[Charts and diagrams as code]
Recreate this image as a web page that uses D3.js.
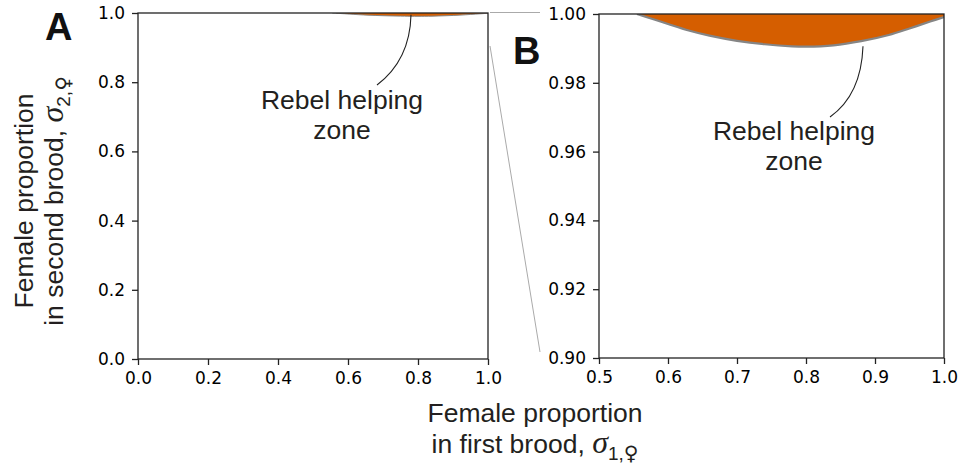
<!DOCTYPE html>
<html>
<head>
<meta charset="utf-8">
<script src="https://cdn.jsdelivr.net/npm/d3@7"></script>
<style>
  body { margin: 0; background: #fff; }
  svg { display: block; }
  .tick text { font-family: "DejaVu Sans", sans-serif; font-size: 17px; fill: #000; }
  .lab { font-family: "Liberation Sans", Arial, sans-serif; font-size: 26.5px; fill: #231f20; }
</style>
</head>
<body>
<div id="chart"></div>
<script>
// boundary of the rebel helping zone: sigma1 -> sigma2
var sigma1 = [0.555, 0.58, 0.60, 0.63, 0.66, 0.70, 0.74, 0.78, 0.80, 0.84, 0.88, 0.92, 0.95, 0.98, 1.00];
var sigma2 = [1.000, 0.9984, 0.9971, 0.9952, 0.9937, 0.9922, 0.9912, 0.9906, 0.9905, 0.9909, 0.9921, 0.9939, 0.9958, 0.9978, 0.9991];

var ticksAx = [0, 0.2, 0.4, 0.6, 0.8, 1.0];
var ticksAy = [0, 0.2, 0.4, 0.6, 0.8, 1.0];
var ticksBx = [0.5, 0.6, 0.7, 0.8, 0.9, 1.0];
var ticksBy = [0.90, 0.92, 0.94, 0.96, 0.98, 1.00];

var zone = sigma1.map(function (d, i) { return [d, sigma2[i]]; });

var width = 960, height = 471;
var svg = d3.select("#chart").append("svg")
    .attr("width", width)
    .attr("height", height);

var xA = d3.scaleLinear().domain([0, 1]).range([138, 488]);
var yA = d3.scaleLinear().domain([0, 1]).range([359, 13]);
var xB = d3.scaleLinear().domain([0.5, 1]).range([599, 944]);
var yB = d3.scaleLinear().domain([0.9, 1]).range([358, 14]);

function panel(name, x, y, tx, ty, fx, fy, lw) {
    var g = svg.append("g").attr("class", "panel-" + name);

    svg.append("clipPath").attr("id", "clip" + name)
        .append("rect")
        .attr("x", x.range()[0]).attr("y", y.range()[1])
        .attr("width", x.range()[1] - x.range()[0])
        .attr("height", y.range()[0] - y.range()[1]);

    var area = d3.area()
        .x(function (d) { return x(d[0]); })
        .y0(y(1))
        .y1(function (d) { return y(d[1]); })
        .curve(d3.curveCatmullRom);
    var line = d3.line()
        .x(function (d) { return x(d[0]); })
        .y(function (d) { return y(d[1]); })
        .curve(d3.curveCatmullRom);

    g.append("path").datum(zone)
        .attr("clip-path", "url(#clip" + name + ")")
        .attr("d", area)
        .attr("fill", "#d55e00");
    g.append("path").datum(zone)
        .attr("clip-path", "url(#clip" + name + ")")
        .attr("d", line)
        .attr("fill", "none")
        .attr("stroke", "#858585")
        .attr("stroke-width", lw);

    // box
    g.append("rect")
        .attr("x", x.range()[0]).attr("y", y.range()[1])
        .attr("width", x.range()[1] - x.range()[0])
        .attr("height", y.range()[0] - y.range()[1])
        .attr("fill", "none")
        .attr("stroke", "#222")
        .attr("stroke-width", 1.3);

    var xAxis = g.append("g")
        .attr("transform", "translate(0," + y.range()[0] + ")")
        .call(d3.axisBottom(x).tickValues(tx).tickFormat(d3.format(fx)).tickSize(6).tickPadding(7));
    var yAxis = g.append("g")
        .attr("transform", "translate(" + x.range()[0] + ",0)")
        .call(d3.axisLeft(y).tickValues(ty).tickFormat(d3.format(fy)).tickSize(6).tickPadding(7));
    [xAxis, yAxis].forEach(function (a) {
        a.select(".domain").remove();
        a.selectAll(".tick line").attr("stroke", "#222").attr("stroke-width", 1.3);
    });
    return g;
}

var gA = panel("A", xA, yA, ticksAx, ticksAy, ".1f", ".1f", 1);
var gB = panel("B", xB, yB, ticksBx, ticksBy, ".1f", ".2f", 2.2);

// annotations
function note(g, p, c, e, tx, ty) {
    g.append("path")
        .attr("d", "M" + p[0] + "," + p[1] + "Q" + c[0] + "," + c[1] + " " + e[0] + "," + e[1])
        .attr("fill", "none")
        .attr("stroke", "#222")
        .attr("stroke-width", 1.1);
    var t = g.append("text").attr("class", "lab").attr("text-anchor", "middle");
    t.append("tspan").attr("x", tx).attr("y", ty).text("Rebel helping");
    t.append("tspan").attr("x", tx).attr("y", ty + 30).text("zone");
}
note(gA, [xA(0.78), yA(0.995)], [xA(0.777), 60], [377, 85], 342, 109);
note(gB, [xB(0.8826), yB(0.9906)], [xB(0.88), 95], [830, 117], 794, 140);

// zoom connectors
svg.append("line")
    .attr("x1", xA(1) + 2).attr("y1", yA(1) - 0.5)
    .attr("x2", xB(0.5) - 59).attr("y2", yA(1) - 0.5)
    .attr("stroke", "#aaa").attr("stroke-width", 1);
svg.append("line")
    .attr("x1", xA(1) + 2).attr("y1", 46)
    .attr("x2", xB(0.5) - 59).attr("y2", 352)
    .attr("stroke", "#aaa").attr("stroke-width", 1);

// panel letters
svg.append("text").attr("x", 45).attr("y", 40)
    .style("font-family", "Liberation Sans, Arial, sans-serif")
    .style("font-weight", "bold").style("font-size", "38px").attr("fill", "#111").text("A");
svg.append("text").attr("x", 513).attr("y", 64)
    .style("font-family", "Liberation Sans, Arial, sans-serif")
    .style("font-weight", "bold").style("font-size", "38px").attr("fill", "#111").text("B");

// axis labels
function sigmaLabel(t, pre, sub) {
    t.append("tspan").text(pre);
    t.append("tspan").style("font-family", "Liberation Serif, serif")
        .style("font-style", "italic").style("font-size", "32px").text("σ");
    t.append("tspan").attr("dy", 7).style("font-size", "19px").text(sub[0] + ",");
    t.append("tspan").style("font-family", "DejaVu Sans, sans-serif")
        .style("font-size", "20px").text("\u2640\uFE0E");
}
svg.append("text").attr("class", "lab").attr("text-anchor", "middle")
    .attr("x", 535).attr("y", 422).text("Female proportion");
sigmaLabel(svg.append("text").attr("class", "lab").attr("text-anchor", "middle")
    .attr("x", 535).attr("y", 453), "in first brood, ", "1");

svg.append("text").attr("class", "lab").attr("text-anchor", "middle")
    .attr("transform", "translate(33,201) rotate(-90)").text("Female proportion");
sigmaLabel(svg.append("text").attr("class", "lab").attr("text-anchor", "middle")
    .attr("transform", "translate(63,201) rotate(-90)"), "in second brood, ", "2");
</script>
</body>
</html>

--

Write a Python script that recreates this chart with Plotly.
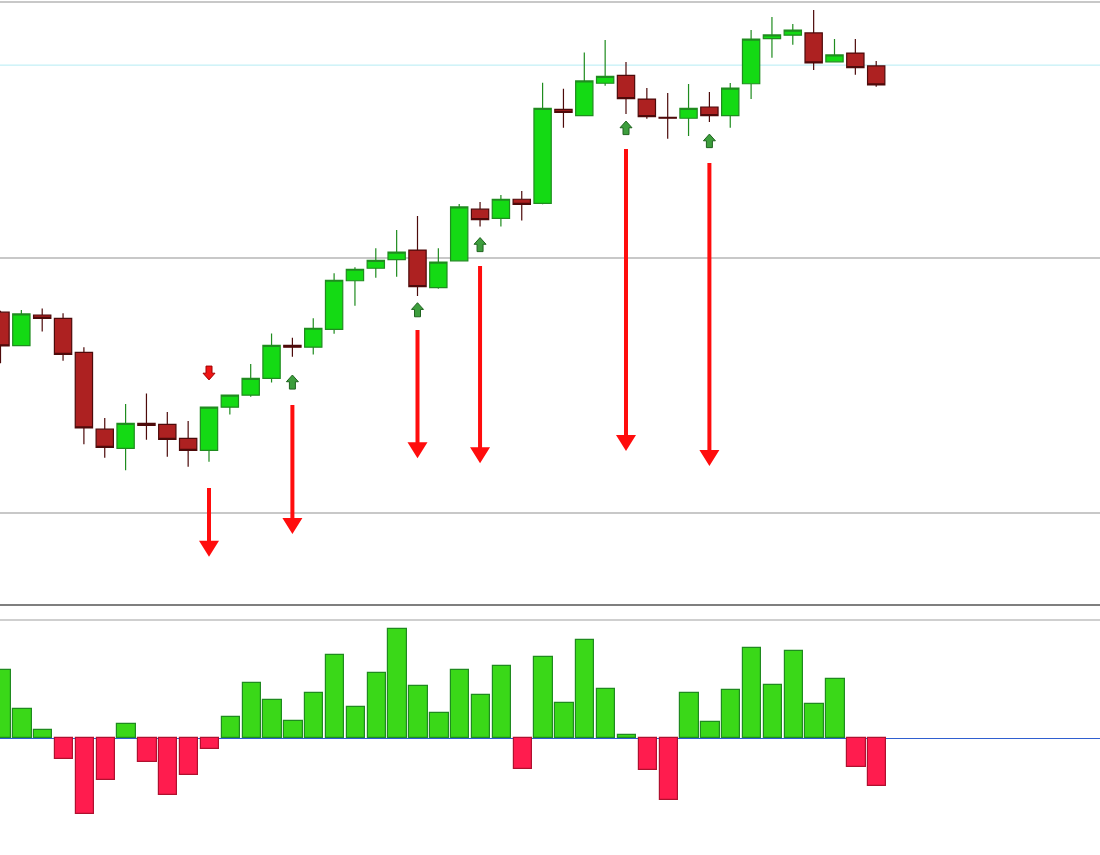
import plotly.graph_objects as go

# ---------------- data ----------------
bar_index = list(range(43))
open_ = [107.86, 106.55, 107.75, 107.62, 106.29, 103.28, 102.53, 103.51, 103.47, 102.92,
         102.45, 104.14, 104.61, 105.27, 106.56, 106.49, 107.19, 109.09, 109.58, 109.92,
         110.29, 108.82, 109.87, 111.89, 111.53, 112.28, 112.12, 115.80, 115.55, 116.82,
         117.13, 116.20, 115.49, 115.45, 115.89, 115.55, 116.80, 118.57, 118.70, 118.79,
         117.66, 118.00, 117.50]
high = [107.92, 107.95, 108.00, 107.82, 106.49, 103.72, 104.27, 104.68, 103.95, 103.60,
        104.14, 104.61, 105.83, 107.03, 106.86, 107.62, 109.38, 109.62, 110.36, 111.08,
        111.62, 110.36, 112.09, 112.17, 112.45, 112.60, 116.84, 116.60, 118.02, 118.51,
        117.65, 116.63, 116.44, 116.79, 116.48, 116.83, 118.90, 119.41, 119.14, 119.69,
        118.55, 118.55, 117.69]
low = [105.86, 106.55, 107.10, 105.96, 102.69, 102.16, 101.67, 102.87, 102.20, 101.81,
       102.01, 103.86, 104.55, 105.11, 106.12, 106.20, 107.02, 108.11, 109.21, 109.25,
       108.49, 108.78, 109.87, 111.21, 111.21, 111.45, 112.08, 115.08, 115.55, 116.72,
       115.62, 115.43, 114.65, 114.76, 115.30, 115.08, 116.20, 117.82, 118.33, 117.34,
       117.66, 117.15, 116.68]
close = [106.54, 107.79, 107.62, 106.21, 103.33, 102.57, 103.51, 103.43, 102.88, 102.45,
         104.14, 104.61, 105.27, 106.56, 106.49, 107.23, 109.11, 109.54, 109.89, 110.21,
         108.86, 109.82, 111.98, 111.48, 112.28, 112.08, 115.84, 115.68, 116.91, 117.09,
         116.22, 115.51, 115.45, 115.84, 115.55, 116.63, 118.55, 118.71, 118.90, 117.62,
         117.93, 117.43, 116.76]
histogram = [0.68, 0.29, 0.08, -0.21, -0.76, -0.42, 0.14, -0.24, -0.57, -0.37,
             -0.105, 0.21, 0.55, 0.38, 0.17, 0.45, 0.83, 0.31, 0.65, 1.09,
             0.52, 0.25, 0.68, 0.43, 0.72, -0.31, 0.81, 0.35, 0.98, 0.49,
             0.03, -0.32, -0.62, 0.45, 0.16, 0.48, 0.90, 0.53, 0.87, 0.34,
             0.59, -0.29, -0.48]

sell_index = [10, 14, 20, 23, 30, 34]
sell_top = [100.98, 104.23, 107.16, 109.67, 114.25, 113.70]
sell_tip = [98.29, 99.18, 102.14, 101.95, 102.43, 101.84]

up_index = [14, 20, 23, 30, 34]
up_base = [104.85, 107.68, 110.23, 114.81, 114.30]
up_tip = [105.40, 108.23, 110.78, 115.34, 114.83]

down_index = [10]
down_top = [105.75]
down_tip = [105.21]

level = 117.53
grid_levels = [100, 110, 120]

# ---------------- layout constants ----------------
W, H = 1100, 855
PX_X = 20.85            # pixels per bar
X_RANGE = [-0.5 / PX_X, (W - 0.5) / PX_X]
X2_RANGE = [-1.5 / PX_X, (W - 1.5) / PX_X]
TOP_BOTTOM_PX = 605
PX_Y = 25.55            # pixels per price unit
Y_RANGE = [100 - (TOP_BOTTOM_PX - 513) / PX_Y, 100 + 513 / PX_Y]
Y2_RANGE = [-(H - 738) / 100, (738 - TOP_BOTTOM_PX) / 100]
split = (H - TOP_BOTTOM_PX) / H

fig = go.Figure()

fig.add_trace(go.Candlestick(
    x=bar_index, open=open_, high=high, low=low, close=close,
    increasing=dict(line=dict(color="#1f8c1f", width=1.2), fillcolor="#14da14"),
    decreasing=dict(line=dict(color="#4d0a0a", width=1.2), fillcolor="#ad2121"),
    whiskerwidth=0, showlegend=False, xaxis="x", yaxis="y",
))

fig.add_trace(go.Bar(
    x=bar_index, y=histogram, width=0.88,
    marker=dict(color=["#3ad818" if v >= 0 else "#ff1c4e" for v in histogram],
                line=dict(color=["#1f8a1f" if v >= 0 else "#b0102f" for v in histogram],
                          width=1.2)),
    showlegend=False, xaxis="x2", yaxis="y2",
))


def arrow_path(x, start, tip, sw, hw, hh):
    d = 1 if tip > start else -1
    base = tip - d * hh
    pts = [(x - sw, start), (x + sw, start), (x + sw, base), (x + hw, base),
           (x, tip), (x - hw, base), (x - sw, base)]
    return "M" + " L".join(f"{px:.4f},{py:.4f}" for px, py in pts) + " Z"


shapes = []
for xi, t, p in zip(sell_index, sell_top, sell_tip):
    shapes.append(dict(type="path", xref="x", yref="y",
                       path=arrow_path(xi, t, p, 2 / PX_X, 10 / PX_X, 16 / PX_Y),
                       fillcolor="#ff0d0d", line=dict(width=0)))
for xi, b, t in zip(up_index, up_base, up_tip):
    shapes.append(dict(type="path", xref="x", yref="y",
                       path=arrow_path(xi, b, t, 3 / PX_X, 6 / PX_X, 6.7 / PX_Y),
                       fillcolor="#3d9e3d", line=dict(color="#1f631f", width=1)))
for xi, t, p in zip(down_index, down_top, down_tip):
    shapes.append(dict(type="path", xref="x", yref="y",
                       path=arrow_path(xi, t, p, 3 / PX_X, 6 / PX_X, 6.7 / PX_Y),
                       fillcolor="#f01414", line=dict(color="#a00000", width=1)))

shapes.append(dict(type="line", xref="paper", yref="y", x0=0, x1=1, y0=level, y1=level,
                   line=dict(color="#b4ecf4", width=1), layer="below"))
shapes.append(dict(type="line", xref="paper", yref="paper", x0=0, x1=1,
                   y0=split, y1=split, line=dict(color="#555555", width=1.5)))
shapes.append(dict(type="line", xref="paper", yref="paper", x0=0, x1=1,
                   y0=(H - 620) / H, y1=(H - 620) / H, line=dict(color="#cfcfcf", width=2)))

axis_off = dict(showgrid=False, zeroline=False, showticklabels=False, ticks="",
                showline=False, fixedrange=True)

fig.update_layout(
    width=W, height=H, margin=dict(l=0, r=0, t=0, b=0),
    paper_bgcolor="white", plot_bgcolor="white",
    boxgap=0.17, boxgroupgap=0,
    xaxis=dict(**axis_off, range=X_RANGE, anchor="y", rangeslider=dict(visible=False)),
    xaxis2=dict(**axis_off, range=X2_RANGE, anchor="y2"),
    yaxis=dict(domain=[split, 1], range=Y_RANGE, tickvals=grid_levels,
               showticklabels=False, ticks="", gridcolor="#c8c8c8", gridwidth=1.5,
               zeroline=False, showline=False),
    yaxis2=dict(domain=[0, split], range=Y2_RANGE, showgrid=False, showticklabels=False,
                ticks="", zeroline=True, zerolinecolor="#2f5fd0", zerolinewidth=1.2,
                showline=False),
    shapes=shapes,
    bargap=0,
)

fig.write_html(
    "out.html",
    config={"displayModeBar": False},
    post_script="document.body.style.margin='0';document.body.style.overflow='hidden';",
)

# GIVEN INSTRUCTION:
Using the entries above, repeat exactly the lines from the one with "Write a Python" to the one with "import plotly.graph_objects as go", both included, and leave the pictures behind.

# FULL ANSWER:
Write a Python script that recreates this chart with Plotly.
import plotly.graph_objects as go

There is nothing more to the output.